Saving the Next Tree: The Georgia Hemlock Project, Community Action, and Environmental Literacy

Elizabeth Giddens

Abstract


This article describes a community effort in the north Georgia mountains to stem the spread of the hemlock woolly adelgid (HWA) infestation, which is killing eastern hemlocks throughout their range. The project has raised awareness of the problem, funds to finance research and the cultivation of predator beetles, and citizen science involvement. Participating institutions and groups quickly focused on a shared purpose and have managed the project in a manner that accommodates separate benefits to each entity. In addition, the individuals leading the project have employed a personable, respectful, and flexible contact style, which has attracted participants and appealed to volunteers.
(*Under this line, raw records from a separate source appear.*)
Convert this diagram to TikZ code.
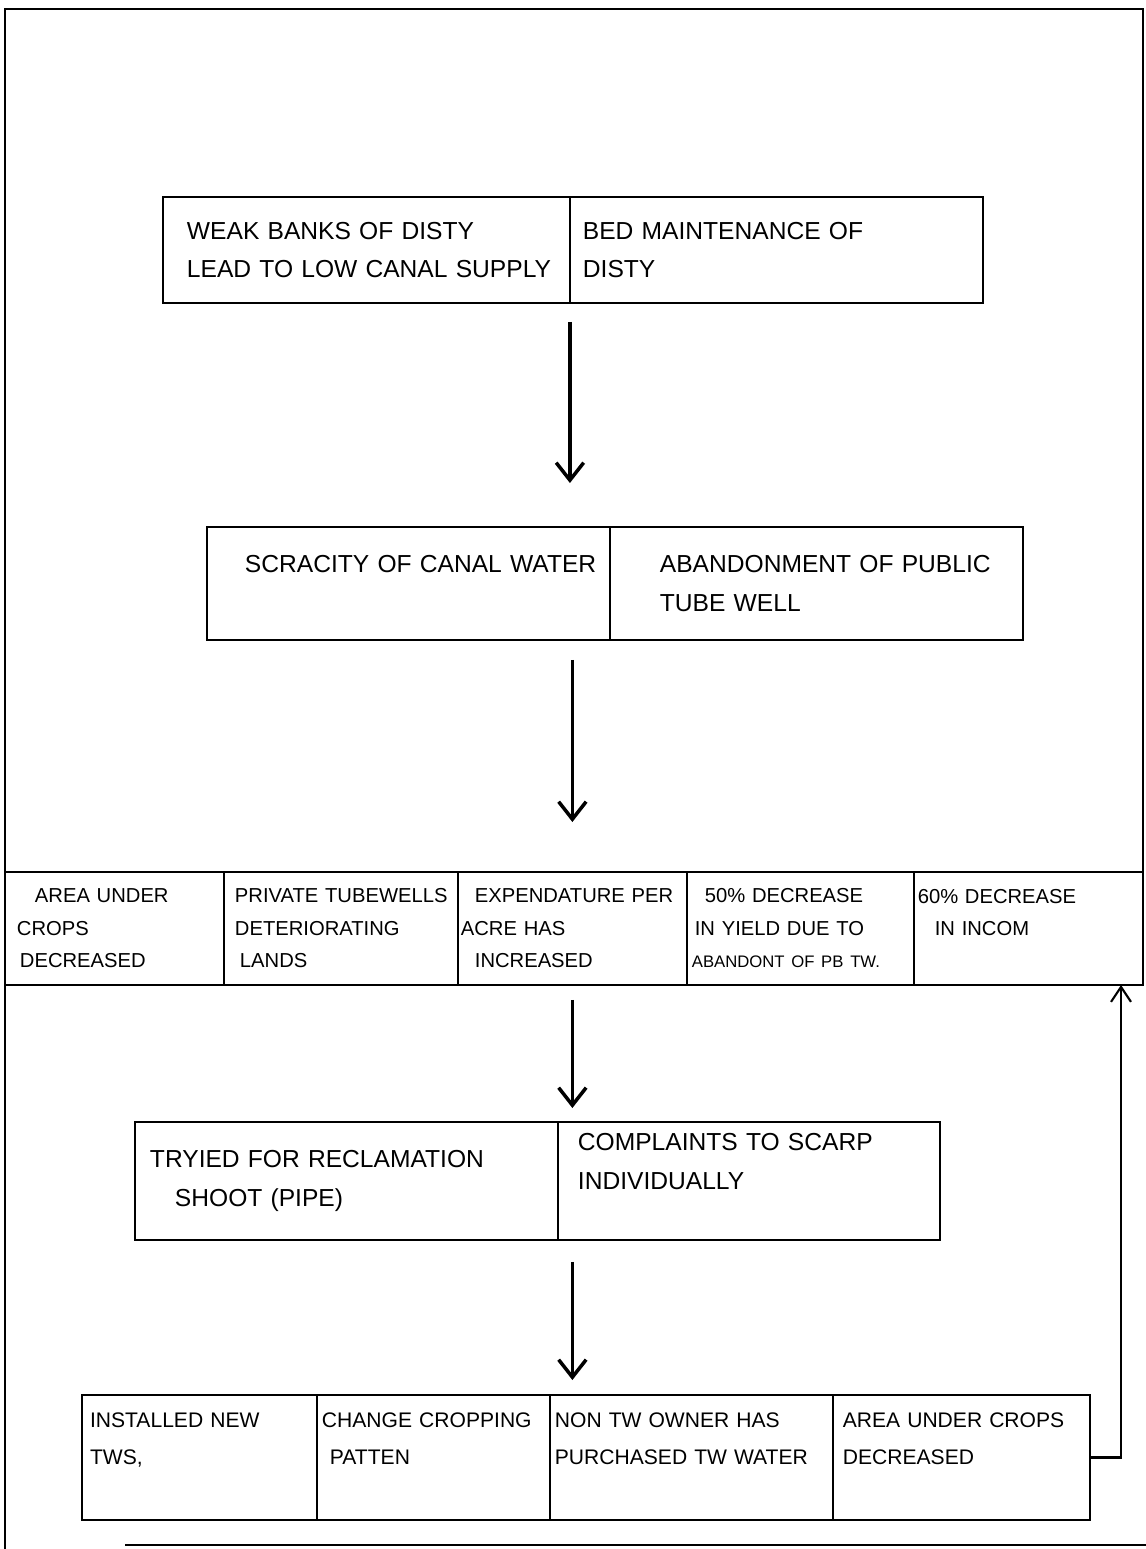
\documentclass[tikz,border=0pt]{standalone}
\usepackage{fontspec}
\setmainfont{Liberation Sans}
\usetikzlibrary{positioning,arrows.meta}

\tikzset{
  cell/.style={draw, line width=1.1pt, align=left, inner sep=0pt, outer sep=0pt},
  bigtxt/.style={font=\fontsize{14}{22}\selectfont},
  smalltxt/.style={font=\fontsize{11.5}{18.5}\selectfont},
  midtxt/.style={font=\fontsize{12}{21}\selectfont},
  flow/.style={line width=2pt, arrows={-Straight Barb[length=0.35cm,width=0.55cm]}},
  fback/.style={line width=1.2pt, arrows={-Straight Barb[length=0.3cm,width=0.4cm]}},
}
\newcommand{\ind}[1]{\hspace*{#1cm}}

\begin{document}
\begin{tikzpicture}[x=0.02cm, y=-0.02cm]
  \useasboundingbox (0,0) rectangle (1146,1549);
  % frame of the sheet
  \draw[line width=1.1pt] (5,1549) -- (5,9) -- (1143,9) -- (1143,872);
  \draw[line width=1.1pt] (125,1545) -- (1146,1545);

  % causes
  \node[cell, bigtxt, anchor=north west, text width=8.14cm, minimum height=2.12cm] (b1a) at (163,197)
    {\ind{0.48}WEAK BANKS OF DISTY\\\ind{0.48}LEAD TO LOW CANAL SUPPLY};
  \node[cell, bigtxt, right=0pt of b1a, text width=8.26cm, minimum height=2.12cm] (b1b)
    {\ind{0.26}BED MAINTENANCE OF\\\ind{0.26}DISTY};

  \node[cell, bigtxt, anchor=north west, text width=8.06cm, minimum height=2.26cm] (b2a) at (207,527)
    {\ind{0.76}SCRACITY OF CANAL WATER\\\mbox{}};
  \node[cell, bigtxt, right=0pt of b2a, text width=8.26cm, minimum height=2.26cm] (b2b)
    {\ind{1.0}ABANDONMENT OF PUBLIC\\\ind{1.0}TUBE WELL};

  % effects
  \node[cell, smalltxt, anchor=north west, text width=4.38cm, minimum height=2.26cm] (r3a) at (5,872)
    {\ind{0.6}AREA UNDER\\\ind{0.24}CROPS\\\ind{0.3}DECREASED};
  \node[cell, smalltxt, right=0pt of r3a, text width=4.68cm, minimum height=2.26cm] (r3b)
    {\ind{0.22}PRIVATE TUBEWELLS\\\ind{0.22}DETERIORATING\\\ind{0.32}LANDS};
  \node[cell, smalltxt, right=0pt of r3b, text width=4.58cm, minimum height=2.26cm] (r3c)
    {\ind{0.34}EXPENDATURE PER\\\ind{0.06}ACRE HAS\\\ind{0.34}INCREASED};
  \node[cell, smalltxt, right=0pt of r3c, text width=4.54cm, minimum height=2.26cm] (r3d)
    {\ind{0.36}50\% DECREASE\\\ind{0.16}IN YIELD DUE TO\\\ind{0.1}{\fontsize{9.5}{18.5}\selectfont ABANDONT OF PB TW.}};
  \node[cell, smalltxt, right=0pt of r3d, text width=4.58cm, minimum height=2.26cm] (r3e)
    {\ind{0.08}60\% DECREASE\\\ind{0.42}IN INCOM\\\mbox{}};

  % responses
  \node[cell, bigtxt, anchor=north west, text width=8.46cm, minimum height=2.36cm] (b4a) at (135,1122)
    {\ind{0.3}TRYIED FOR RECLAMATION\\\ind{0.8}SHOOT (PIPE)};
  \node[cell, bigtxt, right=0pt of b4a, text width=7.64cm, minimum height=2.36cm] (b4b)
    {\ind{0.4}COMPLAINTS TO SCARP\\\ind{0.4}INDIVIDUALLY\\\mbox{}};

  \node[cell, midtxt, anchor=north west, text width=4.7cm, minimum height=2.5cm] (b5a) at (82,1395)
    {\ind{0.16}INSTALLED NEW\\\ind{0.16}TWS,\\\mbox{}};
  \node[cell, midtxt, right=0pt of b5a, text width=4.66cm, minimum height=2.5cm] (b5b)
    {\ind{0.1}CHANGE CROPPING\\\ind{0.26}PATTEN\\\mbox{}};
  \node[cell, midtxt, right=0pt of b5b, text width=5.66cm, minimum height=2.5cm] (b5c)
    {\ind{0.1}NON TW OWNER HAS\\\ind{0.1}PURCHASED TW WATER\\\mbox{}};
  \node[cell, midtxt, right=0pt of b5c, text width=5.14cm, minimum height=2.5cm] (b5d)
    {\ind{0.2}AREA UNDER CROPS\\\ind{0.2}DECREASED\\\mbox{}};

  % arrows
  \draw[flow, shorten <=0.38cm, shorten >=0.88cm] (b1a.south east) -- (b1a.south east |- b2a.north);
  \draw[flow, shorten <=0.4cm, shorten >=1cm] (r3c.north |- b2a.south) -- (r3c.north);
  \draw[flow, shorten <=0.3cm, shorten >=0.28cm] (r3c.south) -- (r3c.south |- b4a.north);
  \draw[flow, shorten <=0.44cm, shorten >=0.3cm] (r3c.south |- b4a.south) -- (r3c.south |- b5a.north);
  \coordinate (fbk) at (1121,1449);
  \draw[fback] (b5d.east) -| (fbk |- r3e.south);
\end{tikzpicture}
\end{document}
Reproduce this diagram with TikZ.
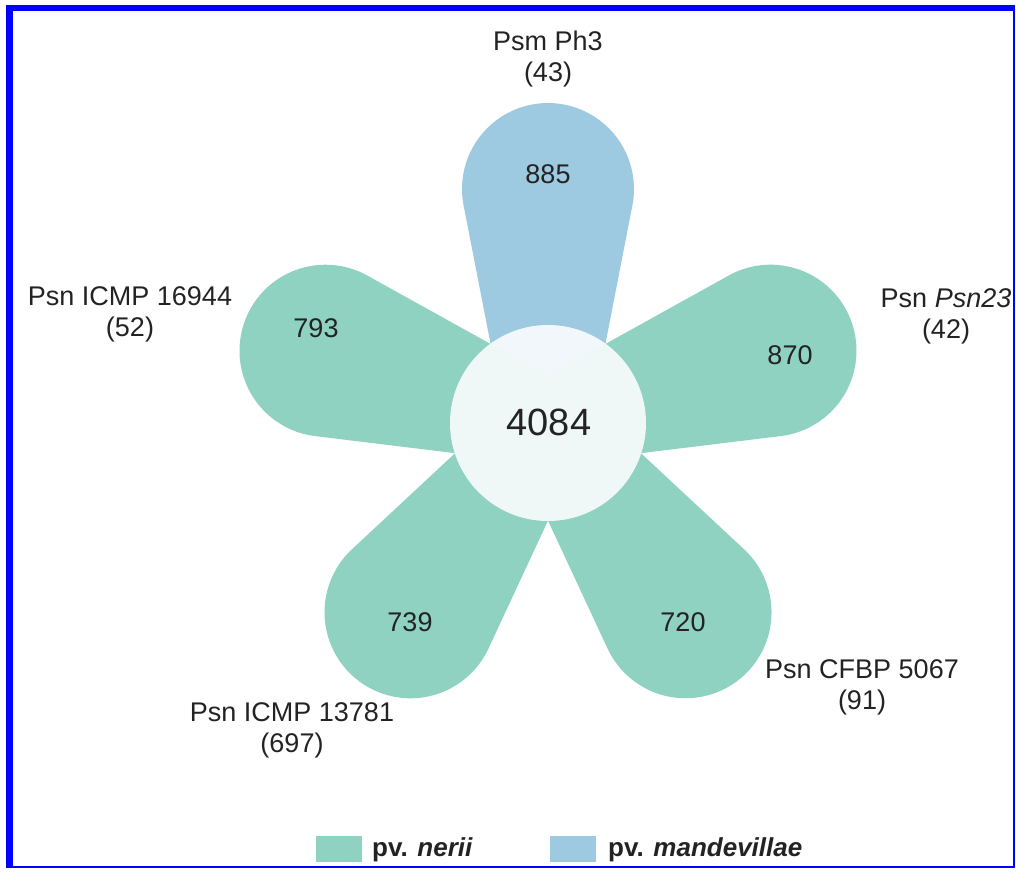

Perhaps most important, the project has enabled participants to play active roles in fighting the infestation, rather than merely requesting monetary support or long-term changes to personal behavior; research shows these latter strategies are unlikely to result in authentic understanding of environmental issues or long-term behavioral change. Paradoxically, the field work itself has enabled participants to make connections between ecological crises—such as the HWA infestation—and choices that individuals can control—such as whether or not to use non-native plants in their suburban yards. This account demonstrates strategies that can be successful in many community action initiatives and that should have particular appeal for environmental activists.